When I was attending Montana State University in Bozeman, Montana, I attended Grace Bible Church. One of the church families, the Heetderks, had known the Kutz family when they lived in nearby Wilsall where my father-in-law pastored the Wilsall Bible Church. Pastor Kutz and family moved to Libby in 1955 to pastor Faith Bible Church which had just started. My family moved to Libby in 1958 and we ended up attending FBC, where I met Pastor Kutz’s daughter, Kathy! We married between my junior and senior years at MSU. Up until then, Kathy attended Prairie Bible college in Alberta, Canada. Before Kathy joined me in Bozeman, nearly every Sunday at church, one of the Heetderks said to me, “Tell the Kutzes that we pray for them every day.”
How encouraging–and empowering–to have others who are committed to pray for us on a regular basis. As believers, we all need a “support team” that is backing us in prayer, for we are in a spiritual battle against an adversary that does all he can to discourage and discredit us, rob us of our joy and destroy our ministry. Missionaries often have to raise financial support but even more, to develop a prayer team if they are to be successful in their ministry. The Apostle Paul, in writing to the church at Colossae, asked them to devote themselves to pray for him (and his mission team) “that God may open up to us a door for the word, so that we may speak forth the mystery of Christ…” (Col. 4:2,3).

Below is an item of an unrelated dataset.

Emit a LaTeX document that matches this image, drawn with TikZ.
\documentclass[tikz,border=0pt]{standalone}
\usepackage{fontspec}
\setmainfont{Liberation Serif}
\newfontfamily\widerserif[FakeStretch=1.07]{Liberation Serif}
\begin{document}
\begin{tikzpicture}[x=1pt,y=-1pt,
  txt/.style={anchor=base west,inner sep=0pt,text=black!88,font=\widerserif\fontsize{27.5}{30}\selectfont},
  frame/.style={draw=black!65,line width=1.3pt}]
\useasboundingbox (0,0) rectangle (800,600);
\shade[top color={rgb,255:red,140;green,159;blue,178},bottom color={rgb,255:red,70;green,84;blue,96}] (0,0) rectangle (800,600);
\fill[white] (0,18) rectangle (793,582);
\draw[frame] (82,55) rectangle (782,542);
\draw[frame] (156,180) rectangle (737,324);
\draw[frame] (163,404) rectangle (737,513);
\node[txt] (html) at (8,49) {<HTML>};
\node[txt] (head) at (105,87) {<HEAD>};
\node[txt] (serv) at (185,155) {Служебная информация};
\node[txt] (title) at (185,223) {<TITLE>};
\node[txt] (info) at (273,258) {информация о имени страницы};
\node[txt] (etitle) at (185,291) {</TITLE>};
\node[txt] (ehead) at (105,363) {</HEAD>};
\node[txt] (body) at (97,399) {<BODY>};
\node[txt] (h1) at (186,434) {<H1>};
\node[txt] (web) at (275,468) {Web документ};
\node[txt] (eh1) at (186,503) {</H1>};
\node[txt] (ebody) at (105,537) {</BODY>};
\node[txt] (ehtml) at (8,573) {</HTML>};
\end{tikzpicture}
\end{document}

As important and encouraging as it is to have others supporting us in prayer, just imagine how valuable and crucial it is to have Jesus praying for us! In the evening before His betrayal, arrest, trial and torture, Christ turned to Peter and said, “Simon, Simon, behold Satan has demanded permission to sift you like wheat; but I have prayed for you that your faith may not fail; and you, when once you have turned again, strengthen your brothers” (Lk. 22:31,32). Peter, of course, boldly proclaimed that he would never deny Christ, but Christ knew better (vv. 33,34). Actually, Satan’s request was not just concerning Peter, but for all the disciples, for the pronoun “you” (in “sift you”) is plural. Satan knew (and still knows) that the fall of Christian leaders causes many others to fall (the “ripple effect”) and if all of the disciples could be made to abandon the faith, the gospel could not be spread.

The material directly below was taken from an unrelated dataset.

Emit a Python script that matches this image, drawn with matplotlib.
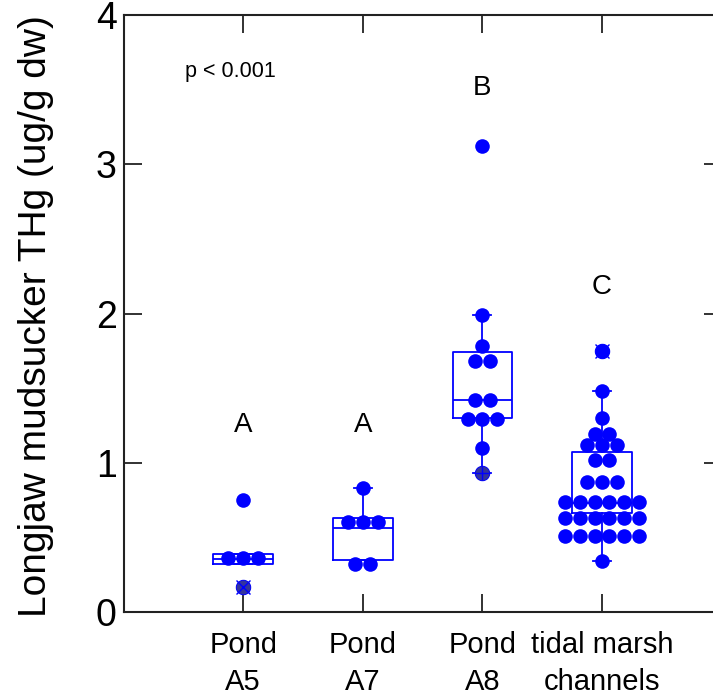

Jesus turned specifically to Peter, who was the recognized spokesman for the disciples, and even though He knew Peter would deny Him, informed him that He would be praying for him that his “faith may not fail.” And we know that Peter, though he denied even knowing the Lord, did turn around once he had the opportunity to see–and visit with–the risen Lord and he became a leader in the fledgling church in Jerusalem as well as a missionary boldly preaching the resurrection and need for repentance. Through the witness of Peter and the other apostles (including Paul), the gospel ultimately came to us–PTL!
Satan continues to attack those who are spreading the gospel. He knows the destruction it causes in the lives of those influenced by the one who falls. The “ripple effect” may last for years, and many weaker Christians may never recover. But, be encouraged! The One who prayed for Peter and the other Apostles “…is able to save forever those who draw near to God through Him, since He always lives to make intercession for them” (Heb. 7:25).
In Jesus’ “high priestly” prayer just before His arrest in the garden, Jesus prayed for His disciples that the Father would “keep them… that they may be one, even as We are one… that they may have My joy made full in themselves…keep them from the evil one…sanctify them in the truth” (Jn. 17:11-17). But then Jesus went on to pray: “I do not ask in behalf of these alone, but for those also who believe in Me through their word that they may all be one; even as Thou, Father , art in Me and I in Thee, that they also may be in Us; that the world may believe that Thou didst send Me. And the glory which Thou hast given Me I have given to them; that they may be one, just as We are one; I in them, and Thou in Me, that they may be perfected in unity, that the world may know that Thou didst send Me, and didst love them, even as Thou didst love Me. Father, I desire that they also, whom Thou hast given Me, be with Me where I am, in order that they may behold My glory, which Thou hast given Me…” (vv. 20-24).
We, as followers of Jesus Christ, are included in “those also who believe in Me through their word” ! Jesus prayed for us, just as He prayed for His apostles, and He continues to intercede for us when we are attacked by “the accuser of the brethren” (Rev. 12:1). Just as God answered Jesus’ intercessory prayer for Peter, so He will answer His intercessory prayer for us! PTL!